The chef's kiss was a stroke of genius. It's meaningfully meaningless. It could apply to cinematography, acting, writing, or literally anything. You've just performed the conversational equivalent of a triple axel.
The Escalation Protocol
But now you're in too deep. The conversation continues, and you find yourself agreeing to increasingly specific statements:
"The ending was perfect, right?" "Absolutely perfect." (You don't even know if it has an ending or if it's a TV series.)
"I can't believe they killed off the main character." "I know! So unexpected!" (Wait, they died? Or is this a metaphor?)
"The sequel comes out next month." "Can't wait!" (There's a sequel? To what? What genre is this?)
You're now committed to seeing a sequel to a movie you've never watched, based on a character death you know nothing about, with an ending you've declared perfect despite having zero evidence it exists.
The Point of No Return
The conversation reaches its climax when someone suggests rewatching it together.
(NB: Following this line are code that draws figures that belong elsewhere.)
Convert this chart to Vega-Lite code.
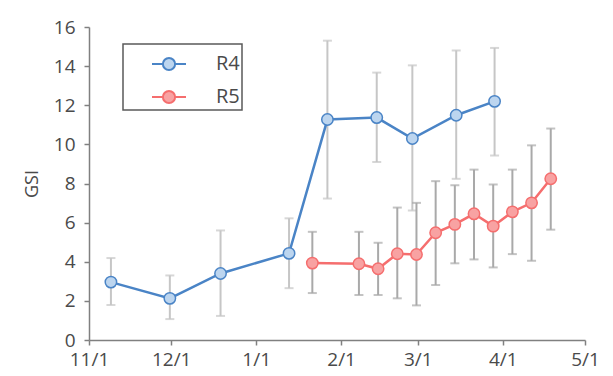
{
  "$schema": "https://vega.github.io/schema/vega-lite/v6.json",
  "width": 496,
  "height": 313,
  "autosize": "none",
  "padding": {"left": 89, "top": 27, "right": 28, "bottom": 36},
  "background": "white",
  "config": {
    "font": "Open Sans",
    "view": {"stroke": null},
    "axis": {
      "grid": false,
      "domainColor": "#808080",
      "domainWidth": 1.5,
      "tickColor": "#808080",
      "tickWidth": 1.5,
      "tickSize": 5,
      "labelFontSize": 19,
      "labelColor": "#4a4a4a",
      "titleColor": "#4a4a4a",
      "titleFontWeight": "normal"
    }
  },
  "datasets": {
    "gsi": [
      {"series": "R4", "date": "2021-11-09T00:00", "gsi": 2.96, "lo": 1.79, "hi": 4.19},
      {"series": "R4", "date": "2021-11-30T12:00", "gsi": 2.13, "lo": 1.07, "hi": 3.30},
      {"series": "R4", "date": "2021-12-19T00:00", "gsi": 3.40, "lo": 1.23, "hi": 5.60},
      {"series": "R4", "date": "2022-01-13T00:00", "gsi": 4.43, "lo": 2.65, "hi": 6.22},
      {"series": "R4", "date": "2022-01-27T00:00", "gsi": 11.27, "lo": 7.23, "hi": 15.30},
      {"series": "R4", "date": "2022-02-14T00:00", "gsi": 11.37, "lo": 9.10, "hi": 13.67},
      {"series": "R4", "date": "2022-02-27T00:00", "gsi": 10.30, "lo": 6.62, "hi": 14.04},
      {"series": "R4", "date": "2022-03-15T00:00", "gsi": 11.49, "lo": 8.24, "hi": 14.80},
      {"series": "R4", "date": "2022-03-29T00:00", "gsi": 12.20, "lo": 9.43, "hi": 14.93},
      {"series": "R5", "date": "2022-01-21T12:00", "gsi": 3.93, "lo": 2.40, "hi": 5.53},
      {"series": "R5", "date": "2022-02-07T12:00", "gsi": 3.90, "lo": 2.30, "hi": 5.53},
      {"series": "R5", "date": "2022-02-14T12:00", "gsi": 3.64, "lo": 2.30, "hi": 4.97},
      {"series": "R5", "date": "2022-02-21T12:00", "gsi": 4.41, "lo": 2.13, "hi": 6.77},
      {"series": "R5", "date": "2022-02-28T12:00", "gsi": 4.37, "lo": 1.77, "hi": 7.01},
      {"series": "R5", "date": "2022-03-07T12:00", "gsi": 5.48, "lo": 2.81, "hi": 8.12},
      {"series": "R5", "date": "2022-03-14T12:00", "gsi": 5.91, "lo": 3.92, "hi": 7.91},
      {"series": "R5", "date": "2022-03-21T12:00", "gsi": 6.45, "lo": 4.12, "hi": 8.71},
      {"series": "R5", "date": "2022-03-28T12:00", "gsi": 5.82, "lo": 3.71, "hi": 7.95},
      {"series": "R5", "date": "2022-04-04T12:00", "gsi": 6.55, "lo": 4.39, "hi": 8.71},
      {"series": "R5", "date": "2022-04-11T12:00", "gsi": 7.01, "lo": 4.05, "hi": 9.95},
      {"series": "R5", "date": "2022-04-18T12:00", "gsi": 8.24, "lo": 5.64, "hi": 10.81}
    ]
  },
  "data": {"name": "gsi"},
  "encoding": {
    "x": {
      "field": "date",
      "type": "temporal",
      "scale": {"domain": [{"year": 2021, "month": 11, "date": 1}, {"year": 2022, "month": 5, "date": 1}]},
      "axis": {
        "title": null,
        "format": "%-m/%-d",
        "tickCount": {"interval": "month", "step": 1},
        "labelFlush": false,
        "labelOverlap": false,
        "labelPadding": 5
      }
    }
  },
  "layer": [
    {
      "transform": [{"filter": "datum.series === 'R4'"}],
      "mark": {"type": "errorbar", "ticks": {"size": 9}, "thickness": 2, "color": "#c6c6c6"},
      "encoding": {
        "y": {"field": "lo", "type": "quantitative", "scale": {"domain": [0, 16]}, "axis": {"title": "GSI", "values": [0, 2, 4, 6, 8, 10, 12, 14, 16], "labelPadding": 9, "titleFontSize": 18, "titlePadding": 12}},
        "y2": {"field": "hi"}
      }
    },
    {
      "transform": [{"filter": "datum.series === 'R5'"}],
      "mark": {"type": "errorbar", "ticks": {"size": 9}, "thickness": 2, "color": "#a9a9a9"},
      "encoding": {
        "y": {"field": "lo", "type": "quantitative", "axis": {"title": "GSI", "values": [0, 2, 4, 6, 8, 10, 12, 14, 16], "labelPadding": 9, "titleFontSize": 18, "titlePadding": 12}},
        "y2": {"field": "hi"}
      }
    },
    {
      "mark": {"type": "line", "strokeWidth": 2.5},
      "encoding": {
        "y": {"field": "gsi", "type": "quantitative", "axis": {"title": "GSI", "values": [0, 2, 4, 6, 8, 10, 12, 14, 16], "labelPadding": 9, "titleFontSize": 18, "titlePadding": 12}},
        "stroke": {
          "field": "series",
          "type": "nominal",
          "scale": {"domain": ["R4", "R5"], "range": ["#4a84c6", "#f56e6e"]},
          "legend": {
            "title": null,
            "orient": "none",
            "legendX": 34,
            "legendY": 17,
            "padding": 2,
            "rowPadding": 4,
            "symbolOffset": 26,
            "labelOffset": 29,
            "labelFontSize": 20,
            "labelColor": "#4a4a4a",
            "fillColor": "white",
            "strokeColor": "#5a5a5a",
            "symbolType": "M-1,0L-0.36,0M0.36,0L1,0M0.36,0A0.36,0.36,0,1,1,-0.36,0A0.36,0.36,0,1,1,0.36,0Z",
            "symbolSize": 1156,
            "symbolStrokeWidth": 2,
            "labelExpr": "datum.label + '\u00a0\u00a0\u00a0\u00a0\u00a0'",
            "encode": {
              "symbols": {"update": {"fill": {"signal": "datum.value === 'R4' ? '#bcd5ef' : '#f8a2a2'"}, "fillOpacity": {"value": 1}}},
              "legend": {"update": {"strokeWidth": {"value": 1.5}}}
            }
          }
        }
      }
    },
    {
      "mark": {"type": "point", "shape": "circle", "filled": true, "opacity": 1, "size": 130, "strokeWidth": 1.5},
      "encoding": {
        "y": {"field": "gsi", "type": "quantitative", "axis": {"title": "GSI", "values": [0, 2, 4, 6, 8, 10, 12, 14, 16], "labelPadding": 9, "titleFontSize": 18, "titlePadding": 12}},
        "stroke": {"field": "series", "type": "nominal"},
        "fill": {"field": "series", "type": "nominal", "scale": {"domain": ["R4", "R5"], "range": ["#bcd5ef", "#f8a2a2"]}}
      }
    }
  ]
}
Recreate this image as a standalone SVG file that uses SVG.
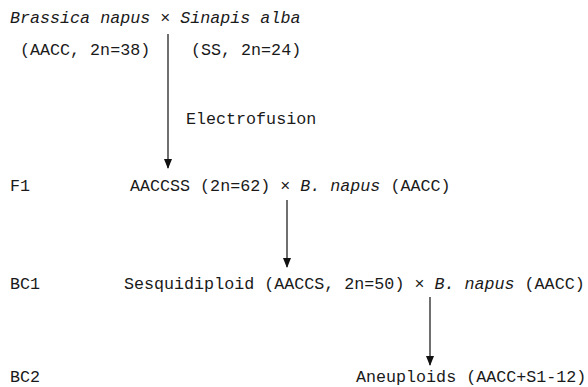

Your options are:
A) Come clean about your elaborate deception B) Suggest you "want to let it marinate a bit more" before a rewatch C) Fake a sudden emergency involving your car/cat/cryptocurrency portfolio
You choose option B, because you're a professional now.
The Aftermath
Later, alone with your shame, you finally add the movie to your "Watch Later" list. You know you'll never actually watch it. It's become too loaded with expectation. You've built it up so much in conversation that no film could possibly live up to the masterpiece you've accidentally described.
Plus, there are seventeen new shows everyone's talking about now, and the cycle begins anew.
The Universal Truth
Here's what nobody talks about: everyone is doing this. That person who seemed so knowledgeable about the cinematography? They skimmed a review. The one who had deep thoughts about the themes? They read a Twitter thread.
We're all just collectively agreeing to pretend we've consumed more media than humanly possible, nodding along to a shared delusion that we're culturally informed instead of just really good at strategic Googling.
So the next time you find yourself nodding knowingly about a movie you've never seen, remember: you're not lying. You're participating in America's greatest collaborative fiction project. You're not fake—you're just optimistically informed.
And hey, at least you're not the person who spent three hours explaining why the book was better when they've read neither the book nor seen the movie. That's next-level commitment to the art form.